Not keen on walking or the four hour ride up the mountainside in a filthy wagon, a railway was built from the Huntsville depot, along the southern face of the mountain, to the hotel. Pulled by a Baldwin steam engine the cars were a bit smaller than normal, mainly due to the smaller gauge of the rails and the tight turns in the line as it tacked up the slope. The train made three runs per day for twenty five cents a pop. At the top, passengers were ferried in a fine Taliaferro buggy to the hotel.

Due to a derailment, would-be passengers were frightened away from taking the coach and, after some financial mismanagement, the rail went into bankruptcy. There was some talk of salvaging the line, but in the spring thaw of 1899 an enormous boulder fell onto the tracks permanently ending its run.

As science progressed and sanitation became common practice, yellow fever, cholera, and many other diseases were diminished if not eradicated. Vaccines, better sanitation and a lack of convenient transportation took away the hotels perceived raison d’etre. The Hotel Monte Sano shut its doors in 1900.

All that’s left of the hotel is a stone chimney in a front yard and the occasional auction of antique hotel furnishings.

And all that’s left of the rail are stone trestle supports and stone embankments.

On my frequent hikes I liked to imagine the Waldorfs and Astors riding through the same air I was breathing. I liked to stand atop the embankments and look out over the creek beds. My mind often wandered to the men who built the rail, hauling these stones hither and yon via mule wagons and carving out the stone for the trestles. Maybe they sat on this rock and ate lunch with weathered, strong, scarred, filthy hands. The back breaking work in the southern heat, the valley winter, so wealthy financiers and blue bloods could find solace in pools of mineral water.

And it was all for naught , because, as I stood there, all that was left were stones the mountain would eventually reclaim into herself.

Occasionally I thought I felt a presence watching me, but I would shrug it off as another hiker up on the bluff or down below along Fagan Creek. Every now and then I caught the bright colors of Patagonia backpacks or a North Face jacket, but I recall every so often I would just barely catch a shadow out of the corner of my eye, paralleling my progress on the trail.

I hiked a lot up there. After my divorce I discovered that exercise does amazing things to cure depression. The brain creates chemicals that alter mood. Good and bad. Hiking produced mostly good.

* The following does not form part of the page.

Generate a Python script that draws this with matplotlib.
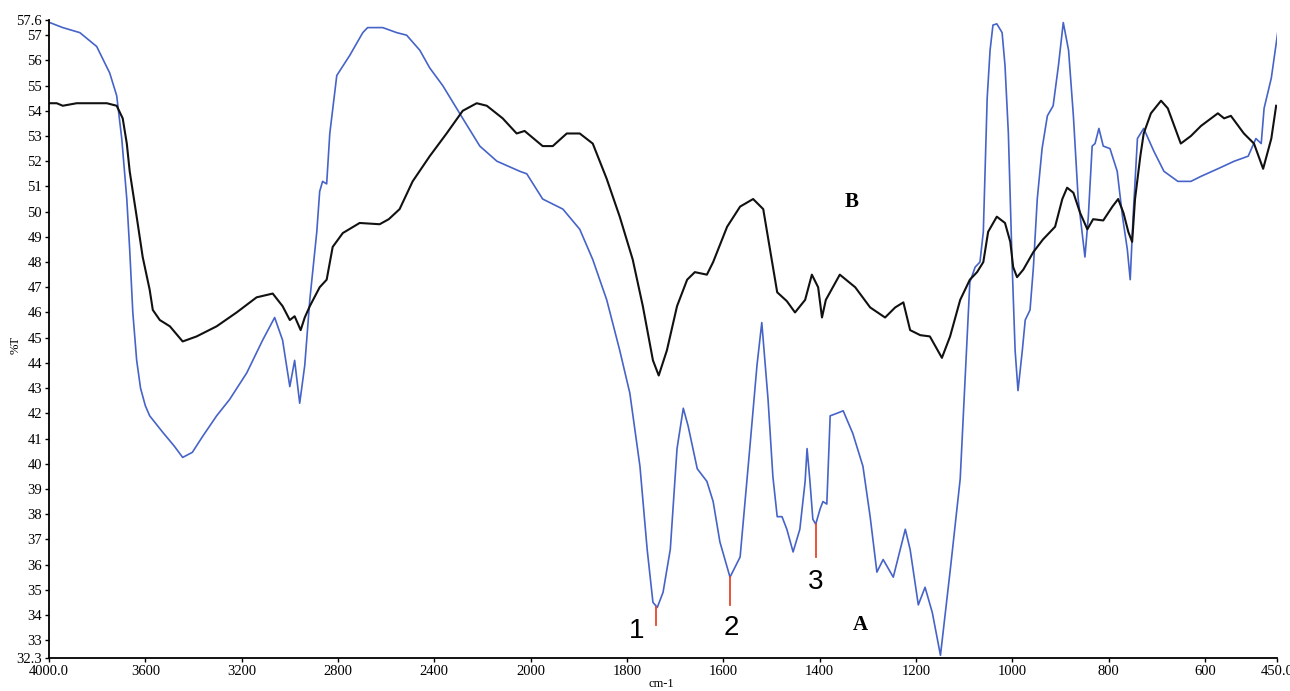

The new job was not going well, I was effectively homeless, and I had given up my kids. Every day seemed gray and cold, through and through, so every morning I determined I should make a hike in these woods on the Mountain of Health.

I’ll never forget the amazement of discovering Three Caves. Early spring one year I decided to take Alms House trail as far as I could. After three or so miles I noticed what appeared to be a clearing after a short rise. The closer I got I noticed manmade lines breaking the fractals of trees and bushes. These lines became a railing and I wondered what could possibly be on the other side. I was shocked to find the quarry that is Three Caves.

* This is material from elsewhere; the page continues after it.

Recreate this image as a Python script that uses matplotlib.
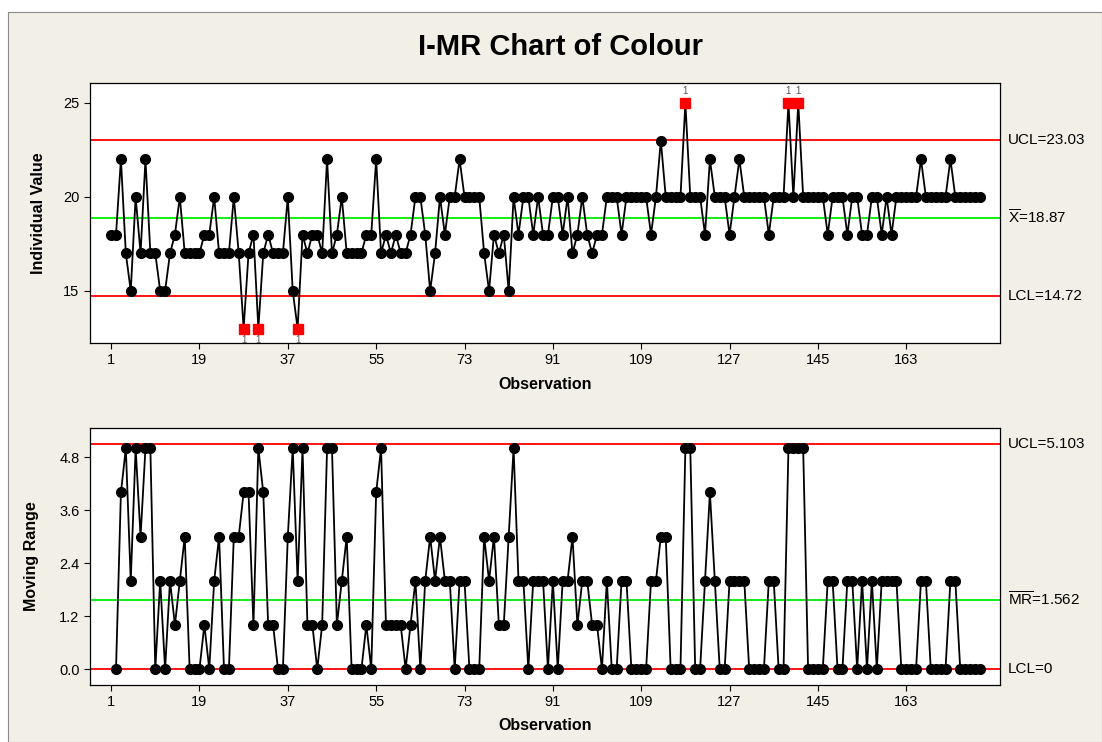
import numpy as np
import matplotlib.pyplot as plt
from matplotlib.patches import Rectangle
from matplotlib.transforms import blended_transform_factory

plt.rcParams['font.family'] = ['Liberation Sans', 'DejaVu Sans']
plt.rcParams['mathtext.fontset'] = 'custom'
plt.rcParams['mathtext.rm'] = 'Liberation Sans'

# individual colour readings, observation 1..178
colour = [18, 18, 22, 17, 15, 20, 17, 22, 17, 17,
          15, 15, 17, 18, 20, 17, 17, 17, 17, 18,
          18, 20, 17, 17, 17, 20, 17, 13, 17, 18,
          13, 17, 18, 17, 17, 17, 20, 15, 13, 18,
          17, 18, 18, 17, 22, 17, 18, 20, 17, 17,
          17, 17, 18, 18, 22, 17, 18, 17, 18, 17,
          17, 18, 20, 20, 18, 15, 17, 20, 18, 20,
          20, 22, 20, 20, 20, 20, 17, 15, 18, 17,
          18, 15, 20, 18, 20, 20, 18, 20, 18, 18,
          20, 20, 18, 20, 17, 18, 20, 18, 17, 18,
          18, 20, 20, 20, 18, 20, 20, 20, 20, 20,
          18, 20, 23, 20, 20, 20, 20, 25, 20, 20,
          20, 18, 22, 20, 20, 20, 18, 20, 22, 20,
          20, 20, 20, 20, 18, 20, 20, 20, 25, 20,
          25, 20, 20, 20, 20, 20, 18, 20, 20, 20,
          18, 20, 20, 18, 18, 20, 20, 18, 20, 18,
          20, 20, 20, 20, 20, 22, 20, 20, 20, 20,
          20, 22, 20, 20, 20, 20, 20, 20]

x_bar, x_ucl, x_lcl = 18.87, 23.03, 14.72
mr_bar, mr_ucl, mr_lcl = 1.562, 5.103, 0.0

obs_ticks = [1, 19, 37, 55, 73, 91, 109, 127, 145, 163]
ind_ticks = [15, 20, 25]
mr_ticks = [0.0, 1.2, 2.4, 3.6, 4.8]

colour = np.array(colour)
obs = np.arange(1, len(colour) + 1)
mr = np.abs(np.diff(colour))
mr_obs = obs[1:]

W, H = 1102, 742
fig = plt.figure(figsize=(W / 100, H / 100), dpi=100, facecolor='white')
fig.patches.append(Rectangle((8 / W, 0), 1 - 8 / W, 1 - 12 / H, transform=fig.transFigure,
                             facecolor='#F2EFE6', edgecolor='#8a8a8a', lw=0.8, zorder=-5))

fig.text(0.509, 1 - 47 / H, 'I-MR Chart of Colour', ha='center', va='center',
         fontsize=21, fontweight='bold')

ax1 = fig.add_axes([90 / W, 1 - 343 / H, 910 / W, 260 / H])
ax2 = fig.add_axes([90 / W, 1 - 685 / H, 910 / W, 257 / H])


def draw_panel(ax, x, y, centre, ucl, lcl):
    ax.axhline(ucl, color='#FF0000', lw=1.3, zorder=1)
    ax.axhline(lcl, color='#FF0000', lw=1.3, zorder=1)
    ax.axhline(centre, color='#00EE00', lw=1.3, zorder=1)
    ax.plot(x, y, color='black', lw=1.3, zorder=2)
    out = (y > ucl) | (y < lcl)
    ax.plot(x[~out], y[~out], 'o', color='black', ms=7, zorder=3)
    ax.plot(x[out], y[out], 's', color='#FF0000', ms=6.5, zorder=4)
    for xi, yi in zip(x[out], y[out]):
        up = yi > ucl
        ax.annotate('1', (xi, yi), xytext=(0, 5 if up else -5), textcoords='offset points',
                    ha='center', va='bottom' if up else 'top', fontsize=7, color='#555555')
    ax.set_facecolor('white')
    ax.set_xlim(-3.3, 182.1)
    ax.set_xticks(obs_ticks)
    ax.tick_params(direction='out', length=4, labelsize=10.5, top=False, right=False)
    for s in ax.spines.values():
        s.set_linewidth(0.9)
    ax.set_xlabel('Observation', fontsize=11.5, fontweight='bold')
    ax.xaxis.set_label_coords(0.5, -0.13)
    trans = blended_transform_factory(ax.transAxes, ax.transData)
    return trans


t1 = draw_panel(ax1, obs, colour, x_bar, x_ucl, x_lcl)
ax1.set_ylim(12.23, 26.06)
ax1.set_yticks(ind_ticks)
ax1.set_ylabel('Individual Value', fontsize=11.5, fontweight='bold')
ax1.yaxis.set_label_coords(-0.048, 0.5)
ax1.text(1.009, x_ucl, f'UCL={x_ucl:.2f}', transform=t1, va='center', fontsize=11)
ax1.text(1.009, x_bar, r'$\overline{\mathrm{X}}$' + f'={x_bar:.2f}', transform=t1,
         va='center', fontsize=11)
ax1.text(1.009, x_lcl, f'LCL={x_lcl:.2f}', transform=t1, va='center', fontsize=11)

t2 = draw_panel(ax2, mr_obs, mr, mr_bar, mr_ucl, mr_lcl)
ax2.set_ylim(-0.36, 5.46)
ax2.set_yticks(mr_ticks)
ax2.set_yticklabels([f'{v:.1f}' for v in mr_ticks])
ax2.set_ylabel('Moving Range', fontsize=11.5, fontweight='bold')
ax2.yaxis.set_label_coords(-0.056, 0.5)
ax2.text(1.009, mr_ucl, f'UCL={mr_ucl:.3f}', transform=t2, va='center', fontsize=11)
ax2.text(1.009, mr_bar, r'$\overline{\mathrm{MR}}$' + f'={mr_bar:.3f}', transform=t2,
         va='center', fontsize=11)
ax2.text(1.009, mr_lcl, 'LCL=0', transform=t2, va='center', fontsize=11)

fig.savefig('out.png', dpi=100, facecolor=fig.get_facecolor())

A deep gash into the mountain floor led to three, huge gaping holes in the mountain side.

In the early 1800’s the stone for the Madison county courthouse was quarried here. They used “room and pillar” mining in which the miners would dig out huge cavernous rooms, leaving enormous pillars to hold up the roof of the mine. This left what was essentially one gigantic open face separated by two pillars. Hence the name, “Three Caves.”

The caves were gaping holes in the mountainside, and like a tracheotomy, she would breath through the artificial chasm. A humid breeze flowed in and around the pillars and occasionally she might blow you a kiss as you wandered near.

There had been signs warning that it was prohibited to go into the great halls of Three Caves. The ceiling was failing. I wanted so badly to go in, but unfortunately I was no fearless adventurer, no matter how many hiking trips on marked trails less than a mile in any given direction from someone’s house.